# What is required
Locate, in the data below, the line that contains "Clone this chart in Chart.js." and the line that contains "const titleText = 'Cumulative"; reproduce exactly those two lines and every line between them, nothing more.

[Listed records start]

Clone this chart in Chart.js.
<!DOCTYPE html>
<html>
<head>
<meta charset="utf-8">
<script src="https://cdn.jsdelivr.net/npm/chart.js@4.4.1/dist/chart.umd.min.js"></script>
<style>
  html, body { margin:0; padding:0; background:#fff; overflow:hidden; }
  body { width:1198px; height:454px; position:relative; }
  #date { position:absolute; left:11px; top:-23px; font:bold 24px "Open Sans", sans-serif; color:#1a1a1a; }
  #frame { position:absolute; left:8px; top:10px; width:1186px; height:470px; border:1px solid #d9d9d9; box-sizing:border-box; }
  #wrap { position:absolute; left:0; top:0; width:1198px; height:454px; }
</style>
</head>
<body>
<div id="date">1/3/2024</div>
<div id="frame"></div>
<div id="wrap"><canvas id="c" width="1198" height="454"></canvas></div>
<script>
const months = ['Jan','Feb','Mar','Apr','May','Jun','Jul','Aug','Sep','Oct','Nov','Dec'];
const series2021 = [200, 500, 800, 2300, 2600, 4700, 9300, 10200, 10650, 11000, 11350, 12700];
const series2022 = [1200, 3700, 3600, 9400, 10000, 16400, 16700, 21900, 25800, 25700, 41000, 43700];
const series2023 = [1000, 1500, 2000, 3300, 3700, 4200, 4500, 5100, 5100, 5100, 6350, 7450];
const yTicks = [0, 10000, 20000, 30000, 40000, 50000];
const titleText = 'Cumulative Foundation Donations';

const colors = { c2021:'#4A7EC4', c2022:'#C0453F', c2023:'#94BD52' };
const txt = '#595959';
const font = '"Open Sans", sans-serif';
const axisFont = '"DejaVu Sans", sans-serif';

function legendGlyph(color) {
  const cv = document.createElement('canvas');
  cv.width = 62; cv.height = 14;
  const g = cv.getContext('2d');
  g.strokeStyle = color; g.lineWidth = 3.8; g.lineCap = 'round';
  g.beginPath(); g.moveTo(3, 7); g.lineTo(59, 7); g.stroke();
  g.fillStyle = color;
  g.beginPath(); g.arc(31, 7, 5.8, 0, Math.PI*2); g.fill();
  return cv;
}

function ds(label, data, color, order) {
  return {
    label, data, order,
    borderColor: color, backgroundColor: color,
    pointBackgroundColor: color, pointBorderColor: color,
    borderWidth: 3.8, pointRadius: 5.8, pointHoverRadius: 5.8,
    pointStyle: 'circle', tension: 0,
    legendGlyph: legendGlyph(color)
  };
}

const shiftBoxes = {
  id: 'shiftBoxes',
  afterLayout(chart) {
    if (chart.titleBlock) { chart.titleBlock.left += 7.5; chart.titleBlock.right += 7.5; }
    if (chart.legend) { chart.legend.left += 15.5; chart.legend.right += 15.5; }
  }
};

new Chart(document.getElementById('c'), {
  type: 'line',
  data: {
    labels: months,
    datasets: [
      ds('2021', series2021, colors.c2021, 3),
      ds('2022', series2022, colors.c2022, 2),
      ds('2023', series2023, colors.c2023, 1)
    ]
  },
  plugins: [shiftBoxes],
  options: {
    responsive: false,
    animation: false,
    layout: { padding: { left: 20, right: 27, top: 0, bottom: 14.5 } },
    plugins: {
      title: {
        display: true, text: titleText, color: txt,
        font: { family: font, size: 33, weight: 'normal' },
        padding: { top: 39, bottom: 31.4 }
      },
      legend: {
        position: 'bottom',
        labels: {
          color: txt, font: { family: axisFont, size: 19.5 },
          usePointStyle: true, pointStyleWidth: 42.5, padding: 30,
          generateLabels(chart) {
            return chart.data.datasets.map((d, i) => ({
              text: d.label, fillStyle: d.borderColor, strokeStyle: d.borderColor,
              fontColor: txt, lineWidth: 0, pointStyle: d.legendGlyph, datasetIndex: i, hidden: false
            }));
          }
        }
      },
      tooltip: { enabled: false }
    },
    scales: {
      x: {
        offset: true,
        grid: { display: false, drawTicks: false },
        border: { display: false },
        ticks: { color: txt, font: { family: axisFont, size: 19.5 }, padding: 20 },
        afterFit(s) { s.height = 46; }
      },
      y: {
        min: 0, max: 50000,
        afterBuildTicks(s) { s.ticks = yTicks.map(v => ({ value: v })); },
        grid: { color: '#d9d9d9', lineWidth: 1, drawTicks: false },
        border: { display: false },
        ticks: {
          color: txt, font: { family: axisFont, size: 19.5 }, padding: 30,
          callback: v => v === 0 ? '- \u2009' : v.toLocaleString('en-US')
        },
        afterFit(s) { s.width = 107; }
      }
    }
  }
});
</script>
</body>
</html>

[Listed records end]
[Listed records start]

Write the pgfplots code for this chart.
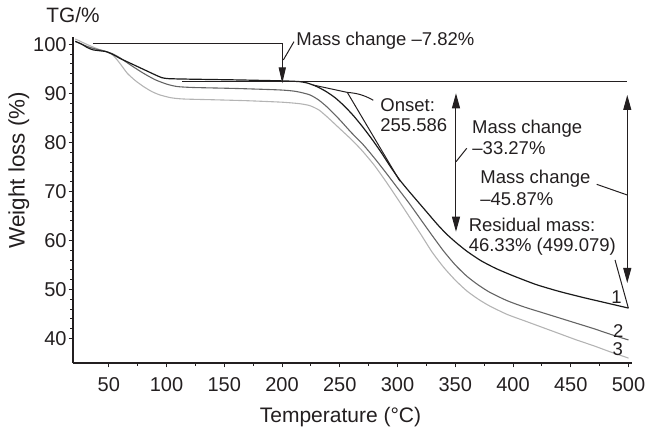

[Listed records end]

# Solution for this task
Clone this chart in Chart.js.
<!DOCTYPE html>
<html>
<head>
<meta charset="utf-8">
<script src="https://cdn.jsdelivr.net/npm/chart.js@4.4.1/dist/chart.umd.min.js"></script>
<style>
  html, body { margin:0; padding:0; background:#fff; overflow:hidden; }
  body { width:1198px; height:454px; position:relative; }
  #date { position:absolute; left:11px; top:-23px; font:bold 24px "Open Sans", sans-serif; color:#1a1a1a; }
  #frame { position:absolute; left:8px; top:10px; width:1186px; height:470px; border:1px solid #d9d9d9; box-sizing:border-box; }
  #wrap { position:absolute; left:0; top:0; width:1198px; height:454px; }
</style>
</head>
<body>
<div id="date">1/3/2024</div>
<div id="frame"></div>
<div id="wrap"><canvas id="c" width="1198" height="454"></canvas></div>
<script>
const months = ['Jan','Feb','Mar','Apr','May','Jun','Jul','Aug','Sep','Oct','Nov','Dec'];
const series2021 = [200, 500, 800, 2300, 2600, 4700, 9300, 10200, 10650, 11000, 11350, 12700];
const series2022 = [1200, 3700, 3600, 9400, 10000, 16400, 16700, 21900, 25800, 25700, 41000, 43700];
const series2023 = [1000, 1500, 2000, 3300, 3700, 4200, 4500, 5100, 5100, 5100, 6350, 7450];
const yTicks = [0, 10000, 20000, 30000, 40000, 50000];
const titleText = 'Cumulative Foundation Donations';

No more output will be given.